The first attacks were directed against England in 790; Lindisfarne in Northumbria was the first of many monasteries (including Iona) to be sacked. In the course of time the territory in the north-east known as the Danelaw became a colony. Alfred the Great (d. 901) wrested London from Viking hands and, by building a fleet, had provided some sort of defence for his kingdom of Wessex. Much the same sort of thing was done at Dublin by Brian Boru, king of Ireland. Later invaders, now Christianized and civilized, occupied most of England, so that Canute (d. 1035) could call himself king of England as well as of Denmark and Norway. His fleet is thus described by a chronicler: 'Gold shone on the prows, silver flashed in the variously-shaped ships. So great was the magnificence of the fleet that if its lord desired to conquer any people, the ships alone would have terrified the enemy, before the warriors they carried joined battle.
Meanwhile the VIkings took advantage of the chaos prevailing in Europe after the death of Charlemagne in 814. Their ships appeared in every northern river, and in France the Duchy of Normandy was established in 911.
About the year 862 other Norsemen crossed the Baltic to seize Novgorod and establish a kingdom at Kiev. Moving down the Dneiper, some crossed the Black Sea to Byzantium, where the emperors recruited them as their Varangian Guard. In the middle of the eleventh century the commander of the guard was Harold Hardrada, who made raids on Sicily, where a Norman kingdom was established in 1139. Returning to claim the throne of Norway, he also claimed that of England until another Harold, the son of Earl Godwin, defeated him near York at the battle of Stamford Bridge. This English Harold then marched south to his death at the battle of Hastings in 1066, at the hands of another Norman who used the same type of ship for his invasion as his ancestors had done.

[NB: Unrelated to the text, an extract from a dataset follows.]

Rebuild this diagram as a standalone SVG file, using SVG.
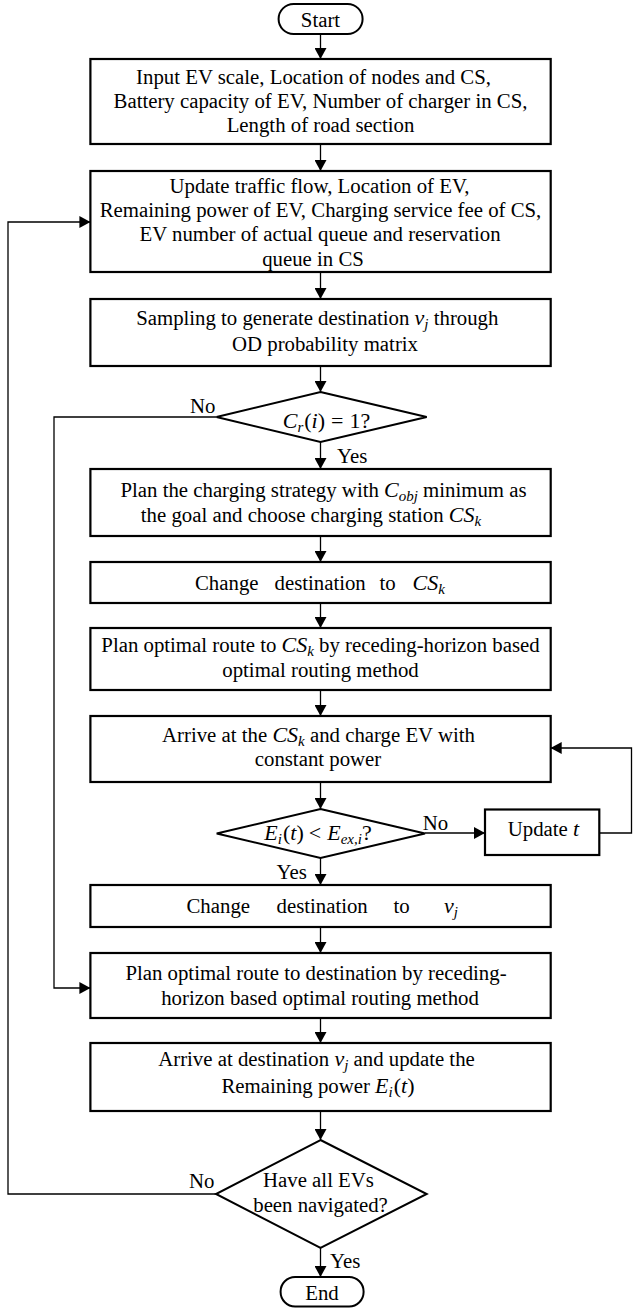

In 872 the Vikings spread north-west to Iceland, which remained a settlement until 1264. Thence they crossed to Greenland, which was abandoned in 1367, possibly on account of malnutrition. In 986 a Greenlander named Bjorni Herjolfsson accidentally discovered America. After hearing the story, Leif Erikson, the son of Erik the Red of Greenland, sailed farther south in 1003 to name Helluland (variously identified as Labrador or Newfoundland), Markland (possibly Nova Scotia), and Vinland, so named because of the wild vines found there, which suggests a location farther south. Such voyages continued until 1024 in round ships called knarrs.
The Viking longship was the most functional warship every built. A longship found at Gokstad, Oseburg, was clinkerbuilt (i.e. with overlapping planks), 76 feet 6 inches long, 17 feet 6 inches wide, 6 feet 5 inches deep, with a draft of only 3 feet. This, combined with the fact that such craft were double-ended and used only a steering oar, enabled them to penetrate far up rivers and to be easily beached. While at sea a single square sail on a 40-foot mast was used, the sixteen oars on each side being reserved for river work, the well-known shields along the gunwhales being placed there for show. A century later some of these ships were said to be 110 feet long with over 30 rowers on each side.
Little is known about their methods of navigation beyond the fact that they had a rudimentary knowledge of astronomy and that latitude sailing was the rule. Ships bound for Greenland were directed to sail due west from a point thirty miles north of Bergen. Since the compass and rudder were still unknown, some sort of dial to take bearings on the Pole star must have been used.
The longship was only efficient for purposes of war. As trade developed, the broader, rounder type of ship evolved into what was later called the cog, so that the famous 'serpent' or 'dragon' ships, with their fearsome figureheads, vanished from the seas.